Che cosa è più "rivoluzionario"? La morte inattesa,
prematura - e cioè non convincente - di un papa o, in alternativa inquietante, le sue
altrettanto inattese dimissioni (un rimettere gli effetti alle cause) dalla carica? E anche: si tratta di gesti di
forza, o di debolezza?
Certo il ministerium
Petri è assai impegnativo; ma - mi domando - non lo è troppo, a rigor
di logica, e il peso non si fa insostenibile (e nemmeno quel Dio che ti
costringe amorevolmente ad accettare ti può dare la forza), allorquando ci si
debba inchinare ai compromessi, non volendolo più fare? Oppure quando il bene e
il sentimento religioso si senta che sono altrove, rispetto alla loro sede
istituzionale, o che sono fuggiti via? O quando ci si senta vanificati in ogni
volontà di miglioramento?
In generale, il carattere rivoluzionario di un gesto è
direttamente proporzionale alla importanza della carica che si ricopre.

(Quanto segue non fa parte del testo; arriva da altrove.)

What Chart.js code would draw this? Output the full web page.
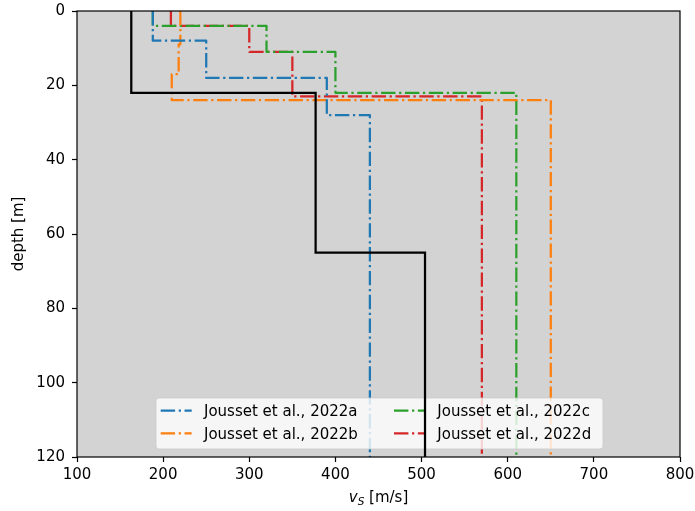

Ma è
veramente quello del papa tedesco, amico di Habermas, un gesto rivoluzionario?
O non piuttosto la pubblica opinione dice “rivoluzione” per dire
“sensazionalità”? Ché si tratta di un atto che suscita clamore e toglie qualche
ragnatela dai muri, distraendo se non altro da uno stato d’ipnosi e da tanta
pigrizia mentale, nella interpretazione della cattolicità?